Currently, the Dangote Refinery, a key player in Nigeria’s refining sector, requires approximately 15 cargoes of crude annually, amounting to an estimated cost of $13.5 billion. The Nigerian National Petroleum Corporation (NNPC) has committed to supplying four of these cargoes. Under the new FEC-approved arrangement, 450,000 barrels of crude oil per day, originally earmarked for domestic consumption, will now be sold to Nigerian refineries in Naira, with Dangote Refinery serving as the pilot project for this initiative. To maintain financial stability, the exchange rate will be fixed for the duration of the transactions.

The implementation of this policy involves collaboration with Afreximbank and other local settlement banks, which will facilitate the trade between Dangote Refinery and NNPC Limited. This innovative approach eliminates the need for international letters of credit, thus simplifying the transaction process and reducing costs. The FEC believes that this initiative will save Nigeria billions of dollars currently spent on importing refined petroleum products, while also boosting the local economy.

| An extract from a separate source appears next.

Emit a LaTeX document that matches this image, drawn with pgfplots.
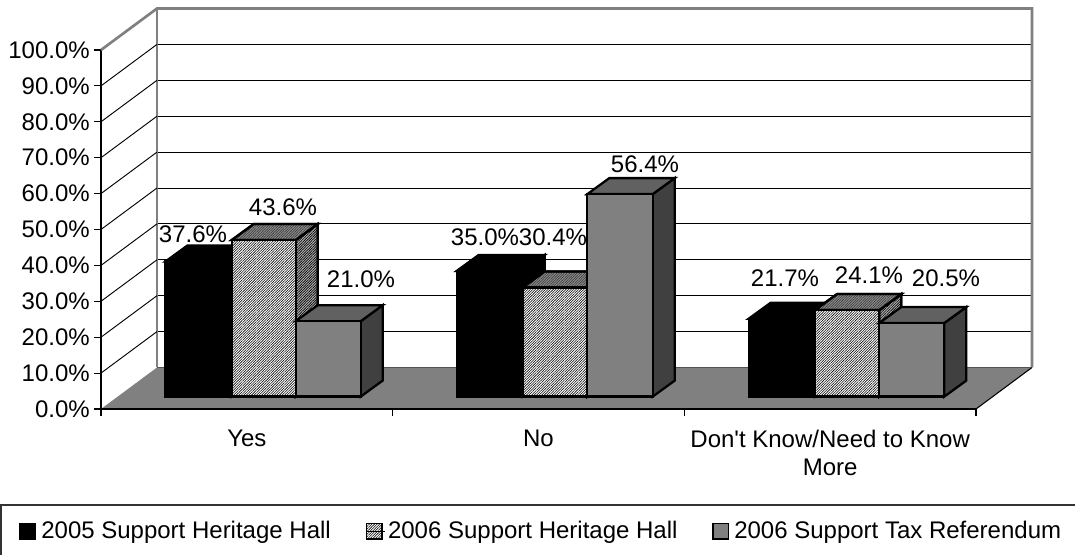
\documentclass[border=0pt]{standalone}
\usepackage{fontspec}
\setmainfont{Liberation Sans}[Ligatures=TeXOff]
\usepackage{pgfplots}
\pgfplotsset{compat=1.18}
\usetikzlibrary{patterns.meta}

% one drawing unit of the picture
\newlength{\U}\setlength{\U}{0.75pt}

% depth of a bar: horizontal in x units, vertical in percent
\def\depthx{22}
\def\depthy{4.457}

\tikzset{
  hatchfront/.style={preaction={fill=white},pattern={Lines[angle=45,distance=1.35pt,line width=0.42pt]},pattern color=black},
  hatchtop/.style={preaction={fill=gray!90},pattern={Lines[angle=45,distance=1.35pt,line width=0.4pt]},pattern color=black!80},
  hatchside/.style={preaction={fill=gray!60},pattern={Lines[angle=45,distance=1.35pt,line width=0.5pt]},pattern color=black},
}

% \threedbar{left}{right}{value}{front}{top}{side}{label x}{label y offset}
\newcommand{\threedbar}[8]{%
  \pgfmathsetmacro{\xa}{#1+\depthx}%
  \pgfmathsetmacro{\xb}{#2+\depthx}%
  \pgfmathsetmacro{\yt}{#3+\depthy}%
  \addplot[forget plot,draw=black,line width=1.7pt,#6,yshift=12.4*\U]
    coordinates {(#2,0) (\xb,\depthy) (\xb,\yt) (#2,#3)} --cycle;
  \addplot[forget plot,draw=black,line width=1.7pt,#5,yshift=12.4*\U]
    coordinates {(#1,#3) (\xa,\yt) (\xb,\yt) (#2,#3)} --cycle;
  \addplot[forget plot,draw=black,line width=1.7pt,#4,yshift=12.4*\U]
    coordinates {(#1,0) (#2,0) (#2,#3) (#1,#3)} --cycle;
  \node[font=\barfont,inner sep=0pt,anchor=center,yshift=12.4*\U+#8*\U] at (axis cs:#7,#3) {#3\%};
}
\newcommand{\barfont}{\fontsize{18}{21}\selectfont}

\begin{document}
\begin{tikzpicture}[x=\U,y=\U]
\path[use as bounding box] (-101,-146) rectangle (974,409);
\begin{axis}[
  at={(0,0)},anchor=origin,
  scale only axis,
  width=875*\U,height=359*\U,
  xmin=0,xmax=875,ymin=0,ymax=100,
  clip=false,
  axis x line=bottom,axis y line=left,
  axis line style={-,black,line width=0.8pt},
  tick style={black,line width=0.8pt},
  tick align=outside,
  major tick length=7*\U,
  xtick={0,291.67,583.33,875},
  xticklabels={},
  extra x ticks={145.83,437.5,729.17},
  extra x tick labels={Yes,No,{Don't Know/Need to Know\\More}},
  extra x tick style={major tick length=0pt,
    xticklabel style={align=center,font=\barfont,yshift=-16*\U}},
  ytick={0,10,...,100},
  ymajorgrids,
  grid style={black,line width=0.7pt,xshift=56*\U,yshift=41.5*\U},
  /pgf/number format/assume math mode=true,
  yticklabel={\pgfmathprintnumber[fixed,fixed zerofill,precision=1]{\tick}\%},
  yticklabel style={font=\barfont,xshift=0.5*\U},
  legend style={at={(-0.0937,-0.34)},anchor=west,draw=none,fill=none,
    font=\barfont,legend columns=3,inner sep=0pt,
    /tikz/every even column/.append style={column sep=32*\U}},
  legend cell align=left,
  legend image code/.code={
    \draw[#1,line width=1.1pt] (0.5pt,-5.9pt) rectangle (12pt,5.6pt);
    \path[draw=none,fill=none] (0,0) -- (14.5pt,0);},
]
\addlegendimage{draw=black,fill=black}
\addlegendimage{draw=black,hatchfront}
\addlegendimage{draw=black,fill=gray}
\addlegendentry{2005 Support Heritage Hall}
\addlegendentry{2006 Support Heritage Hall}
\addlegendentry{2006 Support Tax Referendum}

% floor and walls
\addplot[forget plot,fill=gray,draw=none] coordinates {(0,0) (875,0) (931,11.56) (56,11.56)} --cycle;
\draw[black,line width=0.8pt] (axis cs:875,0) -- ++(56*\U,41.5*\U);
\draw[black,line width=0.8pt] (axis cs:0,0) -- (axis cs:875,0);
\draw[gray,line width=2pt] (axis cs:0,100) -- ++(56*\U,41.5*\U) -- ++(875*\U,0) -- ++(0,-359*\U);
\draw[gray,line width=2pt] (axis cs:0,100) ++(56*\U,41.5*\U) -- ++(0,-359*\U);
\pgfplotsinvokeforeach{10,20,...,90}{
  \draw[black,line width=0.7pt] (axis cs:0,#1) -- ++(56*\U,41.5*\U);
}

% Yes
\threedbar{64.3}{130.7}{37.6}{fill=black}{fill=black}{fill=black}{92}{27.5}
\threedbar{130.7}{194.7}{43.6}{hatchfront}{hatchtop}{hatchside}{182}{33}
\threedbar{194.7}{259.7}{21.0}{fill=gray}{fill=black!62}{fill=black!75}{260}{42}
% No
\threedbar{355.7}{421.7}{35.0}{fill=black}{fill=black}{fill=black}{384}{34}
\threedbar{421.7}{486.3}{30.4}{hatchfront}{hatchtop}{hatchside}{452}{50}
\threedbar{486.3}{551.7}{56.4}{fill=gray}{fill=black!62}{fill=black!75}{544}{30}
% Don't Know/Need to Know More
\threedbar{647.7}{714}{21.7}{fill=black}{fill=black}{fill=black}{684}{40}
\threedbar{714}{778.3}{24.1}{hatchfront}{hatchtop}{hatchside}{768}{35}
\threedbar{778.3}{843.3}{20.5}{fill=gray}{fill=black!62}{fill=black!75}{845}{45}
\end{axis}
% frame round the legend
\draw[black!80,line width=0.8pt] (-100,-146.5) -- (-100,-96) -- (974,-96);
\end{tikzpicture}
\end{document}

This initiative marks a pivotal moment in Nigeria’s economic strategy, as it seeks to leverage its own resources to gain greater control over domestic fuel pricing and foreign exchange dynamics. By denominating crude oil transactions in Naira, the government not only aims to enhance the refinery’s operational efficiency but also to bolster the local currency against external economic shocks. The success of this policy could set a precedent for future economic reforms and energy sector strategies in the country.